PROBLEM TO SOLVE: Give the listing again exactly, omitting its images.
►
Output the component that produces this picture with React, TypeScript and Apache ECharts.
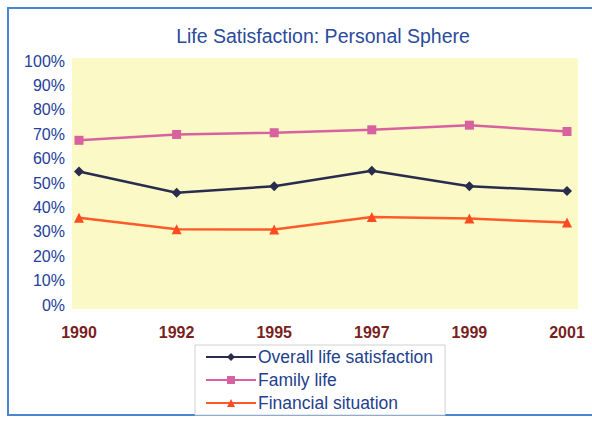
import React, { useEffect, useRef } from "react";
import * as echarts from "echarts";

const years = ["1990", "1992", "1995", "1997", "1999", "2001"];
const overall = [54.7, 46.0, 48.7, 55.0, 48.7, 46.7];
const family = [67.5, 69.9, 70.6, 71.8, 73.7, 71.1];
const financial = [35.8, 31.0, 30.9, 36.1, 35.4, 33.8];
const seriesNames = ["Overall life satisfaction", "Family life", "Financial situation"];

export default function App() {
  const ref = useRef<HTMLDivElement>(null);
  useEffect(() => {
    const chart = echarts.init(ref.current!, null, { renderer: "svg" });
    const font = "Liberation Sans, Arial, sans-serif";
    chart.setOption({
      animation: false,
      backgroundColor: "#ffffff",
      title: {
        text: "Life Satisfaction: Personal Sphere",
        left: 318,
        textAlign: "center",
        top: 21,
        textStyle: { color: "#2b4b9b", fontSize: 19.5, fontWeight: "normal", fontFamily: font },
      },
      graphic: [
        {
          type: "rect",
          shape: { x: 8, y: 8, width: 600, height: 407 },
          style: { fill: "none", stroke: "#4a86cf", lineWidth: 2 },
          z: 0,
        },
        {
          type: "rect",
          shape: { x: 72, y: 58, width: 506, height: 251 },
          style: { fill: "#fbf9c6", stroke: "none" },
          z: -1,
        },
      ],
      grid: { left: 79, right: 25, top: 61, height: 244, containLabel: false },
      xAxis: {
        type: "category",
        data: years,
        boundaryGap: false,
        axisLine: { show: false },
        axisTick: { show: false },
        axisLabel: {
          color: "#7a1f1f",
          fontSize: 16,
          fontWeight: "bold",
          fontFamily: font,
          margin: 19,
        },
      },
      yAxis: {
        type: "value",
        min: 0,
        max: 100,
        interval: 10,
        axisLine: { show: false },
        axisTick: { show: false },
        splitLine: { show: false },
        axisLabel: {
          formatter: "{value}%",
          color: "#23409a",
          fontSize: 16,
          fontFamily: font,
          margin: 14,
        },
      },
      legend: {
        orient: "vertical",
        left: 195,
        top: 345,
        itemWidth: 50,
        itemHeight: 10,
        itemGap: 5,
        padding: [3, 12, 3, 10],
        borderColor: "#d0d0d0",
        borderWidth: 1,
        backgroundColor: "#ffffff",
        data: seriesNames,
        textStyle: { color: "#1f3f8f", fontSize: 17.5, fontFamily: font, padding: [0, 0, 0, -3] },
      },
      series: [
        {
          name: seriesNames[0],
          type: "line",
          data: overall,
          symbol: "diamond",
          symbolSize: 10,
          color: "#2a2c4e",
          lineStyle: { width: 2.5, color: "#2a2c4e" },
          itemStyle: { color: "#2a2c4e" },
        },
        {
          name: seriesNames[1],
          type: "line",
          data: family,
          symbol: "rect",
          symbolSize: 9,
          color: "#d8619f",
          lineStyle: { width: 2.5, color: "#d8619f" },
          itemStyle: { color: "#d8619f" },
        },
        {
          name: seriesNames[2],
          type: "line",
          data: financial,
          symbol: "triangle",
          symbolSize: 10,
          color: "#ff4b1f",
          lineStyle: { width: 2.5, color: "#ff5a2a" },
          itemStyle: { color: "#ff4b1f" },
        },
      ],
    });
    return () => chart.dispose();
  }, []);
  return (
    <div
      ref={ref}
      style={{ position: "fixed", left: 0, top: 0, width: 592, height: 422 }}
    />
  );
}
◄
REPLY TO THE TASK:
Output the component that produces this picture with React, TypeScript and Apache ECharts.
import React, { useEffect, useRef } from "react";
import * as echarts from "echarts";

const years = ["1990", "1992", "1995", "1997", "1999", "2001"];
const overall = [54.7, 46.0, 48.7, 55.0, 48.7, 46.7];
const family = [67.5, 69.9, 70.6, 71.8, 73.7, 71.1];
const financial = [35.8, 31.0, 30.9, 36.1, 35.4, 33.8];
const seriesNames = ["Overall life satisfaction", "Family life", "Financial situation"];

export default function App() {
  const ref = useRef<HTMLDivElement>(null);
  useEffect(() => {
    const chart = echarts.init(ref.current!, null, { renderer: "svg" });
    const font = "Liberation Sans, Arial, sans-serif";
    chart.setOption({
      animation: false,
      backgroundColor: "#ffffff",
      title: {
        text: "Life Satisfaction: Personal Sphere",
        left: 318,
        textAlign: "center",
        top: 21,
        textStyle: { color: "#2b4b9b", fontSize: 19.5, fontWeight: "normal", fontFamily: font },
      },
      graphic: [
        {
          type: "rect",
          shape: { x: 8, y: 8, width: 600, height: 407 },
          style: { fill: "none", stroke: "#4a86cf", lineWidth: 2 },
          z: 0,
        },
        {
          type: "rect",
          shape: { x: 72, y: 58, width: 506, height: 251 },
          style: { fill: "#fbf9c6", stroke: "none" },
          z: -1,
        },
      ],
      grid: { left: 79, right: 25, top: 61, height: 244, containLabel: false },
      xAxis: {
        type: "category",
        data: years,
        boundaryGap: false,
        axisLine: { show: false },
        axisTick: { show: false },
        axisLabel: {
          color: "#7a1f1f",
          fontSize: 16,
          fontWeight: "bold",
          fontFamily: font,
          margin: 19,
        },
      },
      yAxis: {
        type: "value",
        min: 0,
        max: 100,
        interval: 10,
        axisLine: { show: false },
        axisTick: { show: false },
        splitLine: { show: false },
        axisLabel: {
          formatter: "{value}%",
          color: "#23409a",
          fontSize: 16,
          fontFamily: font,
          margin: 14,
        },
      },
      legend: {
        orient: "vertical",
        left: 195,
        top: 345,
        itemWidth: 50,
        itemHeight: 10,
        itemGap: 5,
        padding: [3, 12, 3, 10],
        borderColor: "#d0d0d0",
        borderWidth: 1,
        backgroundColor: "#ffffff",
        data: seriesNames,
        textStyle: { color: "#1f3f8f", fontSize: 17.5, fontFamily: font, padding: [0, 0, 0, -3] },
      },
      series: [
        {
          name: seriesNames[0],
          type: "line",
          data: overall,
          symbol: "diamond",
          symbolSize: 10,
          color: "#2a2c4e",
          lineStyle: { width: 2.5, color: "#2a2c4e" },
          itemStyle: { color: "#2a2c4e" },
        },
        {
          name: seriesNames[1],
          type: "line",
          data: family,
          symbol: "rect",
          symbolSize: 9,
          color: "#d8619f",
          lineStyle: { width: 2.5, color: "#d8619f" },
          itemStyle: { color: "#d8619f" },
        },
        {
          name: seriesNames[2],
          type: "line",
          data: financial,
          symbol: "triangle",
          symbolSize: 10,
          color: "#ff4b1f",
          lineStyle: { width: 2.5, color: "#ff5a2a" },
          itemStyle: { color: "#ff4b1f" },
        },
      ],
    });
    return () => chart.dispose();
  }, []);
  return (
    <div
      ref={ref}
      style={{ position: "fixed", left: 0, top: 0, width: 592, height: 422 }}
    />
  );
}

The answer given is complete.